__EXERCISE__. Reproduce all the lines exactly as they stand, apart from the pictures.

BEGIN

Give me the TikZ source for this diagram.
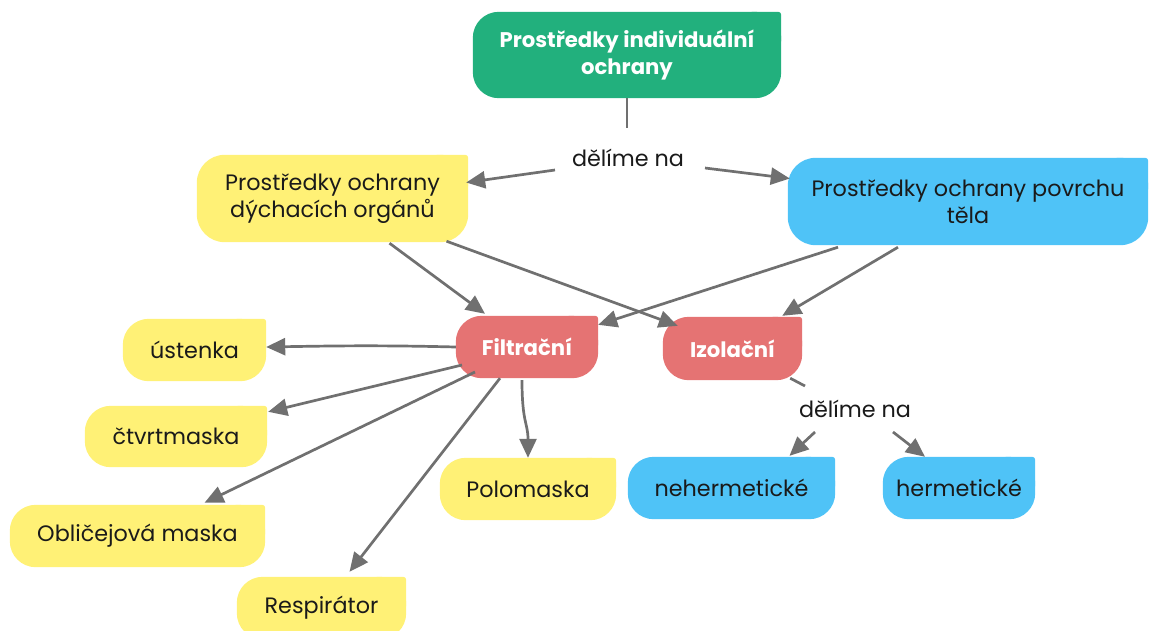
\documentclass[tikz,border=0pt]{standalone}
\usepackage{fontspec}
\setmainfont{Poppins}
\usetikzlibrary{arrows.meta,calc,backgrounds}

\definecolor{cgreen}{HTML}{22B07D}
\definecolor{cyellow}{HTML}{FFF176}
\definecolor{cblue}{HTML}{4FC3F7}
\definecolor{cred}{HTML}{E57373}
\definecolor{cline}{HTML}{707070}
\definecolor{ctext}{HTML}{1A1A1A}

\tikzset{
  box/.style={inner sep=0pt, align=center, text=ctext,
    font=\fontsize{22.3}{27}\selectfont},
  title/.style={box, text=white, font=\fontsize{21.2}{27}\selectfont\bfseries},
  lbl/.style={inner sep=0pt, text=ctext, font=\fontsize{22.3}{26}\selectfont},
  link/.style={draw=cline, line width=2.7pt, -{Triangle[length=19pt,width=17pt]}},
  plain/.style={draw=cline, line width=2.7pt},
}

% fill behind a node: large rounded corners, small one at the top right
\newcommand{\blobfill}[3]{%
  \fill[#2, rounded corners=#3pt] (#1.south west) rectangle (#1.north east);
  \fill[#2, rounded corners=3pt] ($(#1.north east)+(-#3-6,0)$) rectangle ($(#1.north east)+(0,#3+6)$);
}

\begin{document}
\begin{tikzpicture}[x=1pt, y=-1pt]
\useasboundingbox (0,0) rectangle (1149,630);

% nodes
\node[title, minimum width=308pt, minimum height=86pt] (root) at (627,55) {Prostředky individuální\\ochrany};
\node[lbl] (split1) at (628,158) {dělíme na};
\node[box, minimum width=271pt, minimum height=87pt] (resp) at (332.5,198.5) {Prostředky ochrany\\dýchacích orgánů};
\node[box, minimum width=360pt, minimum height=87pt] (surf) at (968,201.5) {Prostředky ochrany povrchu\\těla};
\node[title, minimum width=142pt, minimum height=62pt] (filt) at (527,347) {Filtrační};
\node[title, minimum width=139pt, minimum height=63pt] (izol) at (732.5,348.5) {Izolační};
\node[box, minimum width=143pt, minimum height=62pt] (ust) at (194.5,350) {ústenka};
\node[box, minimum width=182pt, minimum height=61pt] (ctvrt) at (176,436.5) {čtvrtmaska};
\node[box, minimum width=255pt, minimum height=62pt] (oblic) at (137.5,536) {Obličejová maska};
\node[box, minimum width=169pt, minimum height=62pt] (respir) at (321.5,608) {Respirátor};
\node[box, minimum width=176pt, minimum height=62pt] (polo) at (528,489) {Polomaska};
\node[lbl] (split2) at (855,409) {dělíme na};
\node[box, minimum width=207pt, minimum height=62pt] (neher) at (731.5,488) {nehermetické};
\node[box, minimum width=152pt, minimum height=62pt] (herm) at (959,488) {hermetické};

% box fills
\begin{scope}[on background layer]
  \blobfill{root}{cgreen}{26}
  \blobfill{resp}{cyellow}{28}
  \blobfill{surf}{cblue}{28}
  \blobfill{filt}{cred}{26}
  \blobfill{izol}{cred}{26}
  \blobfill{ust}{cyellow}{26}
  \blobfill{ctvrt}{cyellow}{26}
  \blobfill{oblic}{cyellow}{26}
  \blobfill{respir}{cyellow}{26}
  \blobfill{polo}{cyellow}{26}
  \blobfill{neher}{cblue}{26}
  \blobfill{herm}{cblue}{26}
\end{scope}

% connectors
\draw[plain] (root.south) -- ($(split1)+(-1,-30)$);
\draw[link] ($(split1)+(-73,12)$) -- ($(resp.east)+(-2,-16)$);
\draw[link] ($(split1)+(77,10)$) -- ($(surf.west)+(2,-23)$);

\draw[link] ($(resp.south)+(57,1)$) -- ($(filt.north)+(-42,-2)$);
\draw[link] ($(resp.south)+(114,-1)$) -- ($(izol.north west)+(15,9)$);
\draw[link] ($(surf.south)+(-130,2)$) -- ($(filt.north east)+(0,9)$);
\draw[link] ($(surf.south)+(-70,2)$) -- ($(izol.north east)+(-20,-1)$);

\draw[plain] ($(izol.south east)+(-12,-2)$) -- ($(split2)+(-50,-23)$);
\draw[link] ($(split2)+(-40,23)$) -- ($(neher.north)+(58,-1)$);
\draw[link] ($(split2)+(38,23)$) -- ($(herm.north)+(-34,0)$);

\draw[link] (filt.west) .. controls ($(filt.west)+(-80,-2)$) and ($(ust.east)+(60,-4)$) .. ($(ust.east)+(0,-3)$);
\draw[link] ($(filt)+(-65,18)$) -- ($(ctvrt.north east)+(1,6)$);
\draw[link] ($(filt)+(-52,25)$) -- ($(oblic.north)+(67,-2)$);
\draw[link] ($(filt.south)+(-27,0)$) -- ($(respir.north)+(28,-5)$);
\draw[link] ($(filt.south)+(-5,2)$) .. controls ($(filt.south)+(-5,45)$) and ($(polo.north)+(0,-35)$) .. (polo.north);
\end{tikzpicture}
\end{document}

END

__SOLUTION TO THIS EXERCISE__.
Give me the TikZ source for this diagram.
\documentclass[tikz,border=0pt]{standalone}
\usepackage{fontspec}
\setmainfont{Poppins}
\usetikzlibrary{arrows.meta,calc,backgrounds}

\definecolor{cgreen}{HTML}{22B07D}
\definecolor{cyellow}{HTML}{FFF176}
\definecolor{cblue}{HTML}{4FC3F7}
\definecolor{cred}{HTML}{E57373}
\definecolor{cline}{HTML}{707070}
\definecolor{ctext}{HTML}{1A1A1A}

\tikzset{
  box/.style={inner sep=0pt, align=center, text=ctext,
    font=\fontsize{22.3}{27}\selectfont},
  title/.style={box, text=white, font=\fontsize{21.2}{27}\selectfont\bfseries},
  lbl/.style={inner sep=0pt, text=ctext, font=\fontsize{22.3}{26}\selectfont},
  link/.style={draw=cline, line width=2.7pt, -{Triangle[length=19pt,width=17pt]}},
  plain/.style={draw=cline, line width=2.7pt},
}

% fill behind a node: large rounded corners, small one at the top right
\newcommand{\blobfill}[3]{%
  \fill[#2, rounded corners=#3pt] (#1.south west) rectangle (#1.north east);
  \fill[#2, rounded corners=3pt] ($(#1.north east)+(-#3-6,0)$) rectangle ($(#1.north east)+(0,#3+6)$);
}

\begin{document}
\begin{tikzpicture}[x=1pt, y=-1pt]
\useasboundingbox (0,0) rectangle (1149,630);

% nodes
\node[title, minimum width=308pt, minimum height=86pt] (root) at (627,55) {Prostředky individuální\\ochrany};
\node[lbl] (split1) at (628,158) {dělíme na};
\node[box, minimum width=271pt, minimum height=87pt] (resp) at (332.5,198.5) {Prostředky ochrany\\dýchacích orgánů};
\node[box, minimum width=360pt, minimum height=87pt] (surf) at (968,201.5) {Prostředky ochrany povrchu\\těla};
\node[title, minimum width=142pt, minimum height=62pt] (filt) at (527,347) {Filtrační};
\node[title, minimum width=139pt, minimum height=63pt] (izol) at (732.5,348.5) {Izolační};
\node[box, minimum width=143pt, minimum height=62pt] (ust) at (194.5,350) {ústenka};
\node[box, minimum width=182pt, minimum height=61pt] (ctvrt) at (176,436.5) {čtvrtmaska};
\node[box, minimum width=255pt, minimum height=62pt] (oblic) at (137.5,536) {Obličejová maska};
\node[box, minimum width=169pt, minimum height=62pt] (respir) at (321.5,608) {Respirátor};
\node[box, minimum width=176pt, minimum height=62pt] (polo) at (528,489) {Polomaska};
\node[lbl] (split2) at (855,409) {dělíme na};
\node[box, minimum width=207pt, minimum height=62pt] (neher) at (731.5,488) {nehermetické};
\node[box, minimum width=152pt, minimum height=62pt] (herm) at (959,488) {hermetické};

% box fills
\begin{scope}[on background layer]
  \blobfill{root}{cgreen}{26}
  \blobfill{resp}{cyellow}{28}
  \blobfill{surf}{cblue}{28}
  \blobfill{filt}{cred}{26}
  \blobfill{izol}{cred}{26}
  \blobfill{ust}{cyellow}{26}
  \blobfill{ctvrt}{cyellow}{26}
  \blobfill{oblic}{cyellow}{26}
  \blobfill{respir}{cyellow}{26}
  \blobfill{polo}{cyellow}{26}
  \blobfill{neher}{cblue}{26}
  \blobfill{herm}{cblue}{26}
\end{scope}

% connectors
\draw[plain] (root.south) -- ($(split1)+(-1,-30)$);
\draw[link] ($(split1)+(-73,12)$) -- ($(resp.east)+(-2,-16)$);
\draw[link] ($(split1)+(77,10)$) -- ($(surf.west)+(2,-23)$);

\draw[link] ($(resp.south)+(57,1)$) -- ($(filt.north)+(-42,-2)$);
\draw[link] ($(resp.south)+(114,-1)$) -- ($(izol.north west)+(15,9)$);
\draw[link] ($(surf.south)+(-130,2)$) -- ($(filt.north east)+(0,9)$);
\draw[link] ($(surf.south)+(-70,2)$) -- ($(izol.north east)+(-20,-1)$);

\draw[plain] ($(izol.south east)+(-12,-2)$) -- ($(split2)+(-50,-23)$);
\draw[link] ($(split2)+(-40,23)$) -- ($(neher.north)+(58,-1)$);
\draw[link] ($(split2)+(38,23)$) -- ($(herm.north)+(-34,0)$);

\draw[link] (filt.west) .. controls ($(filt.west)+(-80,-2)$) and ($(ust.east)+(60,-4)$) .. ($(ust.east)+(0,-3)$);
\draw[link] ($(filt)+(-65,18)$) -- ($(ctvrt.north east)+(1,6)$);
\draw[link] ($(filt)+(-52,25)$) -- ($(oblic.north)+(67,-2)$);
\draw[link] ($(filt.south)+(-27,0)$) -- ($(respir.north)+(28,-5)$);
\draw[link] ($(filt.south)+(-5,2)$) .. controls ($(filt.south)+(-5,45)$) and ($(polo.north)+(0,-35)$) .. (polo.north);
\end{tikzpicture}
\end{document}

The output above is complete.